Who benefits from Humble Bundle?


Humble Bundle made over $5,000,000 but who was the real winner of this promotion. Humble Bundle is a collection of cross platform, DRM free independent games that can be purchased at a cost you determine. You also have the control of the proportion you pay to, developers, charity and Humble for setting up and hosting the promotion.


Ethical direction

The games involved are not open source but the scheme does feel very open and fair. Probably because:
  • All games are DRM free 
  • No Operating System is left out 
  • Consumer pays what they want/think its worth
  • Charities benefit. 

Financial viability 

The humble scheme offers developers addition revenue and/or advertising. The consumers get to decide how much to pay, meaning on average cheaper games (saving of around $146.47), and help a charity if they desire. Charities benefits as they have no costs in the scheme.

Being associated with a project like to humble is great advertising. Their software maybe being sold at extreme sale prices but their brand benefits from being associated with a charitable and open scheme.

The games "donated" look to have just passed their peak in revenue and industry focus. Nothing wrong with that: I buy mobile phones that just stop being popular/expensive enabling me to benefit from an upgrade without the cutting edge price. At worst case a developer is selling their games for nothing, charity and Humble benefits from 5 million dollars of revenue, their older games get regenerated and their brand receives public respect for their involvement.

Case study: LIMBO (http://limbogame.org/)

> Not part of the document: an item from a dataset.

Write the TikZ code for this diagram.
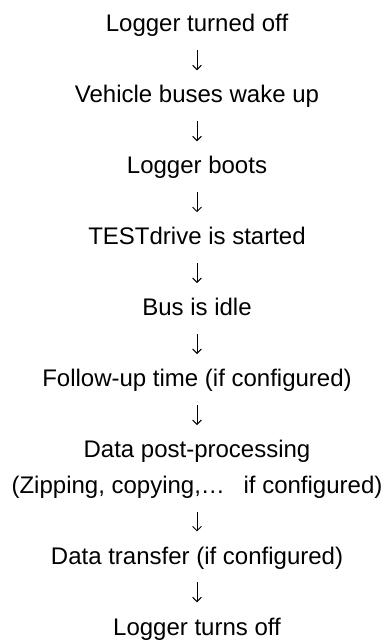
\documentclass[tikz,border=0pt]{standalone}
\usepackage{fontspec}
\setmainfont{Liberation Sans}
\usetikzlibrary{arrows.meta}
\tikzset{
  stage/.style={font=\fontsize{12}{14}\selectfont,inner sep=0pt,text height=8.6pt,text depth=2.5pt,anchor=base},
  flow/.style={-{Straight Barb[length=2.2pt,width=4.4pt]},line width=0.5pt,shorten <=6.5pt,shorten >=7.5pt}
}
\begin{document}
\begin{tikzpicture}[x=1pt,y=1pt]
\useasboundingbox (0,0) rectangle (193.5,-320.5);
\node[stage](off) at (98.5,-16){Logger turned off};
\node[stage](wake) at (98.5,-51.47){Vehicle buses wake up};
\node[stage](boot) at (98.5,-86.94){Logger boots};
\node[stage](start) at (98.5,-122.41){TESTdrive is started};
\node[stage](idle) at (98.5,-157.88){Bus is idle};
\node[stage](follow) at (98.5,-193.35){Follow-up time (if configured)};
\node[stage](post) at (98.5,-228.82){Data post-processing};
\node[stage](zip) at (98.5,-246.56){(Zipping, copying,\dots\hspace{0.5em} if configured)};
\node[stage](transfer) at (98.5,-282.03){Data transfer (if configured)};
\node[stage](last) at (98.5,-317.5){Logger turns off};
\draw[flow](off)--(wake);
\draw[flow](wake)--(boot);
\draw[flow](boot)--(start);
\draw[flow](start)--(idle);
\draw[flow](idle)--(follow);
\draw[flow](follow)--(post);
\draw[flow](zip)--(transfer);
\draw[flow](transfer)--(last);
\end{tikzpicture}
\end{document}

  • LIMBO was released 2 years prior to Humble V. 
  • From Xbox sales alone it made 7.5 million dollars. 
  • During Humble V it cost £9.99 in Ubuntu software centre. 
  • 599,003 potential downloads by new customers. 
  • At least one new fan (me)

Conclusions 

In utopia I would want everything to be sold in a similar manor. Imagine being able to decide how much money each person is deserving of (Distributor, Developer, Tax, Charity etc). I guess the concern is that no one would pay. I would suggest that if you are worrying people wouldn't pay it then maybe your not worth the amount.  Humble Bundle looks to be a success but they do manage the risk by: making it time bound; Selling "older" games; and having charities benefit.  Would the scheme work if it wasn't time bound, with brand new games?

Only one criticism, As a native English speaker, I never noticed anything on the site that suggested the games were multi-lingual, which would make the scheme even more accessible and open. I may have missed it and happy to change this post if I have.